Experimental dinner parties at which performance workshops and large scale participatory installations are hosted. Through a series of actions, labors, and engagements, guests gather with the artists to share in a choreographed meal. The “dance” is a conversation that happens across tables, through movement, and on every household “stage”—from a kitchen to the front door.

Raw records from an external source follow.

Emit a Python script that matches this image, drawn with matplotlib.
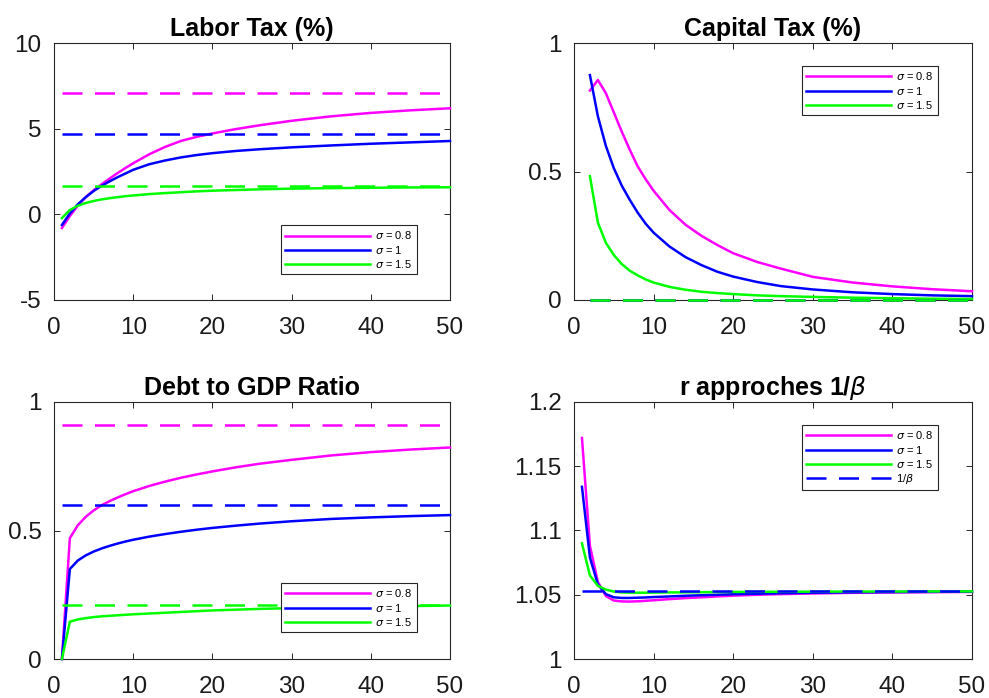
import matplotlib
matplotlib.use("Agg")
import matplotlib.pyplot as plt

plt.rcParams['font.family'] = ['Liberation Sans', 'DejaVu Sans']
plt.rcParams['mathtext.fontset'] = 'dejavusans'

# ---------------- data ----------------
t = [1, 2, 3, 4, 5, 6, 7, 8, 9, 10, 12, 14, 16, 18, 20, 23, 26, 30, 35, 40, 45, 50]
t_cap = [2, 3, 4, 5, 6, 7, 8, 9, 10, 12, 14, 16, 18, 20, 23, 26, 30, 35, 40, 45, 50]

labor_08 = [-0.8, -0.1, 0.5, 1.0, 1.4, 1.75, 2.08, 2.4, 2.7, 2.98, 3.5, 3.93, 4.28, 4.52, 4.72, 4.98, 5.2, 5.46, 5.72, 5.92, 6.07, 6.19]
labor_10 = [-0.62, 0.05, 0.58, 1.0, 1.36, 1.66, 1.92, 2.16, 2.38, 2.6, 2.92, 3.14, 3.32, 3.46, 3.57, 3.7, 3.8, 3.91, 4.02, 4.12, 4.2, 4.28]
labor_15 = [-0.22, 0.25, 0.5, 0.66, 0.78, 0.87, 0.94, 1.0, 1.06, 1.1, 1.18, 1.24, 1.29, 1.34, 1.38, 1.42, 1.46, 1.5, 1.53, 1.55, 1.57, 1.58]
labor_ss = [7.1, 4.7, 1.65]

cap_08 = [0.815, 0.856, 0.805, 0.73, 0.655, 0.585, 0.52, 0.47, 0.425, 0.35, 0.293, 0.25, 0.214, 0.182, 0.148, 0.122, 0.09, 0.068, 0.053, 0.042, 0.034]
cap_10 = [0.875, 0.715, 0.6, 0.513, 0.445, 0.39, 0.34, 0.297, 0.262, 0.208, 0.167, 0.136, 0.11, 0.091, 0.07, 0.054, 0.041, 0.03, 0.023, 0.018, 0.015]
cap_15 = [0.482, 0.301, 0.223, 0.175, 0.14, 0.114, 0.096, 0.08, 0.068, 0.051, 0.04, 0.032, 0.027, 0.023, 0.018, 0.015, 0.012, 0.009, 0.007, 0.005, 0.004]
cap_ss = [0.0, 0.0, 0.0]

debt_08 = [0.0, 0.47, 0.52, 0.553, 0.578, 0.598, 0.614, 0.628, 0.641, 0.653, 0.673, 0.69, 0.705, 0.718, 0.73, 0.746, 0.76, 0.775, 0.792, 0.805, 0.815, 0.823]
debt_10 = [0.0, 0.35, 0.383, 0.403, 0.418, 0.43, 0.44, 0.449, 0.457, 0.464, 0.476, 0.486, 0.495, 0.503, 0.51, 0.519, 0.527, 0.536, 0.545, 0.551, 0.556, 0.56]
debt_15 = [0.0, 0.145, 0.154, 0.159, 0.163, 0.166, 0.168, 0.17, 0.172, 0.174, 0.177, 0.18, 0.183, 0.186, 0.189, 0.192, 0.195, 0.198, 0.201, 0.204, 0.206, 0.208]
debt_ss = [0.91, 0.6, 0.21]

r_08 = [1.172, 1.088, 1.06, 1.049, 1.0455, 1.0448, 1.0447, 1.0449, 1.0453, 1.0457, 1.0466, 1.0474, 1.048, 1.0487, 1.0493, 1.05, 1.0505, 1.051, 1.0515, 1.0518, 1.052, 1.0522]
r_10 = [1.134, 1.079, 1.058, 1.0505, 1.048, 1.0475, 1.0475, 1.0477, 1.0479, 1.0482, 1.0487, 1.0492, 1.0496, 1.05, 1.0504, 1.0508, 1.0512, 1.0516, 1.0519, 1.0521, 1.0523, 1.0524]
r_15 = [1.09, 1.065, 1.057, 1.054, 1.0525, 1.0518, 1.0516, 1.0516, 1.0516, 1.0517, 1.0518, 1.0519, 1.052, 1.0521, 1.0522, 1.0523, 1.0523, 1.0524, 1.0525, 1.0525, 1.0526, 1.0526]
inv_beta = 1.0526

labels = [r'$\sigma$ = 0.8', r'$\sigma$ = 1', r'$\sigma$ = 1.5']
colors = ['#FF00FF', '#0000FF', '#00FF00']

titles = ['Labor Tax (%)', 'Capital Tax (%)', 'Debt to GDP Ratio', r'r approches 1/$\beta$']
yticks = [[-5, 0, 5, 10], [0, 0.5, 1], [0, 0.5, 1], [1, 1.05, 1.1, 1.15, 1.2]]
yticklabels = [['-5', '0', '5', '10'], ['0', '0.5', '1'], ['0', '0.5', '1'], ['1', '1.05', '1.1', '1.15', '1.2']]
ylims = [(-5, 10), (0, 1), (0, 1), (1, 1.2)]
xticks = [0, 10, 20, 30, 40, 50]

# ---------------- figure ----------------
W, H = 989, 698
fig = plt.figure(figsize=(W / 100, H / 100), dpi=100)

boxes = [(54, 43, 450, 300), (574, 43, 972, 300), (54, 402, 450, 659), (574, 402, 972, 659)]
axes = []
for (x0, y0, x1, y1) in boxes:
    ax = fig.add_axes([x0 / W, 1 - y1 / H, (x1 - x0) / W, (y1 - y0) / H])
    axes.append(ax)

LW = 1.8
DASH = (8, 5)

def style(ax, i):
    ax.set_xlim(0, 50)
    ax.set_ylim(*ylims[i])
    ax.set_xticks(xticks)
    ax.set_xticklabels([str(v) for v in xticks])
    ax.set_yticks(yticks[i])
    ax.set_yticklabels(yticklabels[i])
    ax.tick_params(direction='in', length=4, width=0.7, top=True, right=True,
                   labelsize=17.5, colors='#262626', labelcolor='#1a1a1a')
    ax.tick_params(axis='x', pad=12)
    ax.tick_params(axis='y', pad=9)
    for s in ax.spines.values():
        s.set_color('#262626')
        s.set_linewidth(0.8)
    ax.set_title(titles[i], fontsize=18, fontweight='bold', pad=5)

def legend(ax, anchor, handles, labs):
    leg = ax.legend(handles, labs, loc='upper left', bbox_to_anchor=anchor,
                    borderaxespad=0, fontsize=8, handlelength=7.6, handletextpad=0.5,
                    borderpad=0.4, labelspacing=0.2, fancybox=False,
                    edgecolor='#262626', framealpha=1)
    leg.get_frame().set_linewidth(0.8)
    leg.set_zorder(5)
    return leg

def solid(ax, x, y, c, lab):
    return ax.plot(x, y, color=c, lw=LW, label=lab, zorder=3, clip_on=False)[0]

def dashed(ax, x0, x1, v, c):
    return ax.plot([x0, x1], [v, v], color=c, lw=LW, dashes=DASH, zorder=3, clip_on=False)[0]

# Labor tax
ax = axes[0]
h = [solid(ax, t, ys, c, lab) for ys, c, lab in zip([labor_08, labor_10, labor_15], colors, labels)]
for v, c in zip(labor_ss, colors):
    dashed(ax, t[0], t[-1], v, c)
style(ax, 0)
legend(ax, (0.573, 0.292), h, labels)

# Capital tax
ax = axes[1]
h = [solid(ax, t_cap, ys, c, lab) for ys, c, lab in zip([cap_08, cap_10, cap_15], colors, labels)]
for v, c in zip(cap_ss, colors):
    dashed(ax, t_cap[0], t_cap[-1], v, c)
style(ax, 1)
legend(ax, (0.573, 0.911), h, labels)

# Debt
ax = axes[2]
h = [solid(ax, t, ys, c, lab) for ys, c, lab in zip([debt_08, debt_10, debt_15], colors, labels)]
for v, c in zip(debt_ss, colors):
    dashed(ax, t[0], t[-1], v, c)
style(ax, 2)
legend(ax, (0.573, 0.296), h, labels)

# r
ax = axes[3]
h = [solid(ax, t, ys, c, lab) for ys, c, lab in zip([r_08, r_10, r_15], colors, labels)]
h.append(dashed(ax, t[0], t[-1], inv_beta, '#0000FF'))
style(ax, 3)
legend(ax, (0.573, 0.911), h, labels + [r'1/$\beta$'])

fig.savefig('out.png', dpi=100)
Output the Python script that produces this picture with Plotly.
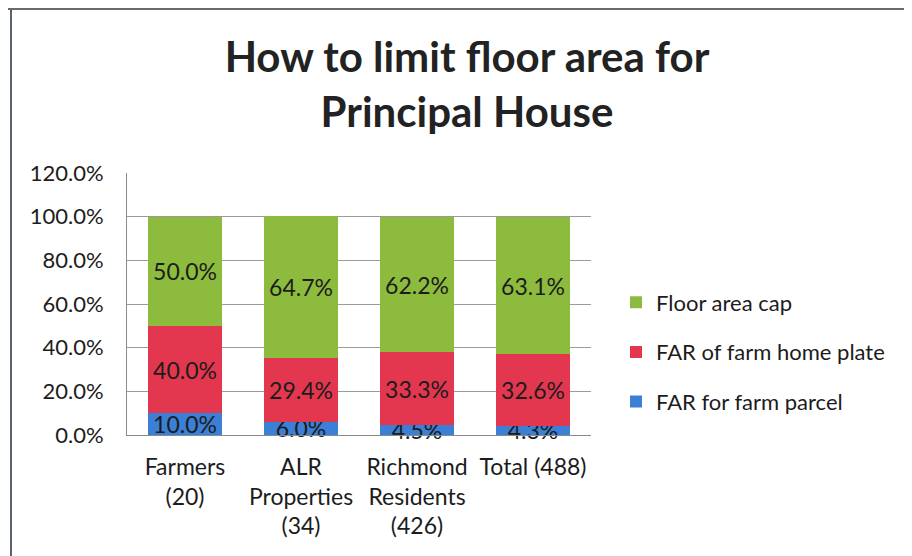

CONCEPT/CHOREOGRAPHY: Victoria Bradford & Hannah Barco
PARTICIPANTS: Andrew Barco, David Rueter, Laurel Foglia, Maya Shaffer, Ross Jordan, Anna Trier, Lindsey French, Milad Mozari, Trevor Martin, Brent Fogt, Nico Gardner, George Keating, Robin Deacon, Moe Beitiks, Gabe Levine, Ursula Andreeff, Raphaelle Ziemba, Andrew Bermudez, Patrick Cunningham, Christine Shallenberg, Allyssa Moxley, Hannah Verrill, Stephanie Plenner, Marissa Lee Benedict, Ashley Elliott, Lauren Cormier, Chuck Bellon, Tinelle Dingler, Elliott Adams, Dinah Bradford, John Bradford, Joshua Kent, Jessica Bardsley, Sam Hertz, Laura Miller, Brenden Albano, Nick Papalova, Peter Weathers, Dao Nguyen, Jason Torres Hancock, Radmilla Oshasnky, Kristina Felix Ibarra, Zac Whittenburg, Jake Vogds, Kevin Ryan, Andi Crist, Christopher Knowlton, Darling, Randi Bolton, Alexandra Noe
DINNER DANCE has looked like a six course meal over six hours with six guests in a private home that’s been transformed to accommodate exploration and folly, not to mention a disorientation from our daily routines. DINNER DANCE has also looked like a three-week residency in a gallery converted into kitchen, dining and living room spaces, where gallery-goers audition for a seat at the table and dinner is on-view for the public. DINNER DANCE has taken over the Museum of Contemporary Art Chicago, revisiting its atriums, galleries, dining rooms and stairwells as spaces for household activities, as stages to be actived. DINNER DANCE has been customized and crafted for most any site, once cramming “choreographers,” “deviants,” “designers,” into a 14ft Uhaul for a feast during Chicago Artists Month. At DINNER DANCE, the audience become guests, guests become performers, dishwashing becomes a dance, bedrooms become a stage for dancing with headphones and endless playlists, toasts are made and the food finds its way to the table—every guest in an apron ready to fill a charge. At this convivial table, the dinner company is the dance company, and all are able and asked to work. Life is a dance, and we all need a little company.